In 1969, when Henson was approached to take part in what eventually became Sesame Street, he was initially reluctant. Henson was convinced that puppeteering could be an art form for grown-ups as well as kids, and his imagination was overflowing with surreal happenings and cartoonish violence, more Monty Python than Captain Kangaroo. After years of making weird commercials, TV specials, far-out short films and his own mind-blowing Washington, D.C., local TV show, Sam and Friends, the idea of signing on to do a kids' show struck him as a step backward.
But eventually he became convinced that Sesame Street could be a whole new kind of show, using all the flash and dazzle he'd learned in commercial TV to teach reading lessons to urban kids. (He hated the title Sesame Street—”No kid is going to get the connection between Sesame Street and 'Open Sesame'”—and jokingly suggested calling it The Inner City, Itty-Bitty, Little Kiddie Show.) Even when the show had become a phenomenal success, Henson was determined not to lose his edge: a 1974 pilot for The Muppet Show, shot two years before the substantially retooled series actually made it on the air, was subtitled Sex and Violence.
In 1975, the Muppets debuted as regulars in the first season of Saturday Night Live, a pairing that sounds shocking now but made a lot more sense back in the days when the Muppets and SNL were both young, wild and experimental. Of course, this wasn't Kermit the Frog and Miss Piggy trying to fit in with the New York, mid-'70s, cocaine and bell-bottomed anarchy of the original Not Ready for Prime Time Players: the inhabitants of SNL's planet Gorch were mossy-looking beasties with piercing eyeballs, scarily protruding fangs and distinctly unwholesome appetites. They looked like post-World War III mutant humanoids crossbred with crocodiles, and they acted like it too. Their sleazy antics delighted a generation of stoners and (as I can personally attest) gave nightmares to the kids who stayed up late enough to see them.
In 1976 The Muppet Show debuted and became an overnight sensation with kids and adults alike, although then as now few adults would openly admit to being fans. (I did know one gent years ago who picked up a really hot girl by sauntering up to her and asking, “So, who was your favorite Muppet?”) Henson never did quite manage to convince America that puppets weren't just for kids, but for the rest of his career he never gave up trying: movies like The Dark Crystaland Labyrinth are far too dark and weird to be dismissed as pure kids' stuff, and in the '80s he produced a series of TV specials entitled Jim Henson Presents the World of Puppetry, showcasing the work of avant-garde puppeteers from around the globe.

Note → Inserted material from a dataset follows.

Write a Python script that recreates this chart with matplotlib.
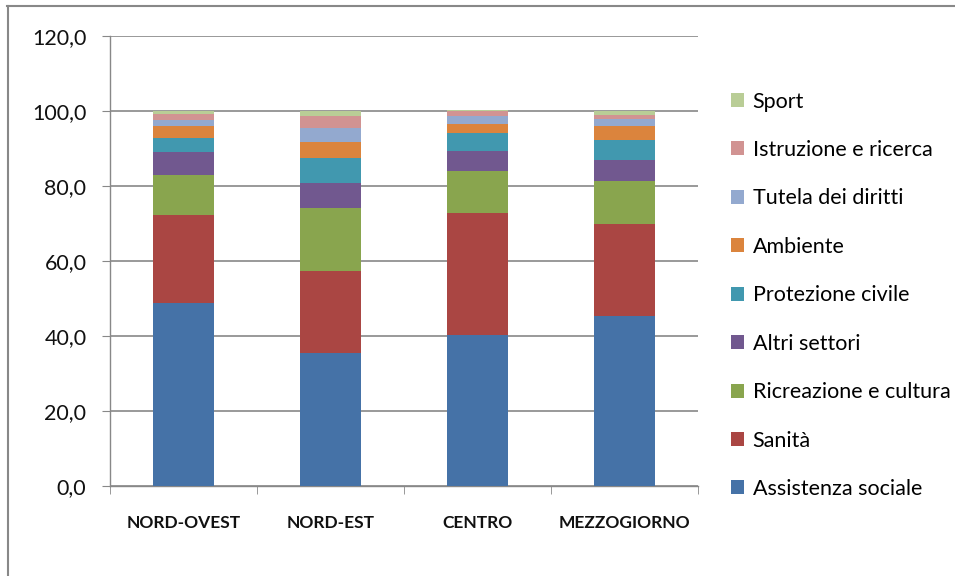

And so I imagine that Henson, who died much too young in 1990, would be enormously pleased by the Newport Beach Film Festival's daylong Puppetry on Film program. It begins at Edwards Island on the morning of Saturday, April 22, with The Muppet Musicians of Bremen, a rarely seen 1972 TV oddity that takes the classic fable of four mistreated farm animals who form a traveling band and transports it to the American South of Henson's youth. Some of the characters, featuring human bodies and puppet heads, were so eerily convincing that legendary makeup artist Dick Smith reportedly sent Henson a letter congratulating him on what looked like an amazing new makeup technique. The special is paired with 40 minutes of rare Muppets shorts. It's followed at noon by Handmade Puppet Dreams II, short puppet films (some of them most emphatically not for kids) by independent artists.
Have a car waiting for you outside with the engine revving, because you'll want to race over to the Orange County Museum of Art for the 2:30 p.m. showing of the documentary From the Dream to the Screen: The Making of Independent Puppet Films, followed at 4:30 by Spike Jonze's Being John Malkovich, a “puppet” movie of such overwhelming peculiarity that I'm willing to bet Henson would've adored it.
PUPPETRY ON FILM IS PRESENTED SAT., APRIL 22, BEGINNING AT 10:30 A.M. AT EDWARDS ISLAND WITH THE MUPPET MUSICIANS OF BREMEN, RARE MUPPET SHORTS AND HANDMADE PUPPET DREAMS II; IT CONTINUES AT 2:30 P.M. AT ORANGE COUNTY MUSEUM OF ART WITH FROM THE DREAM TO THE SCREEN: THE MAKING OF INDEPENDENT PUPPET FILMS AND BEING JOHN MALKOVICH.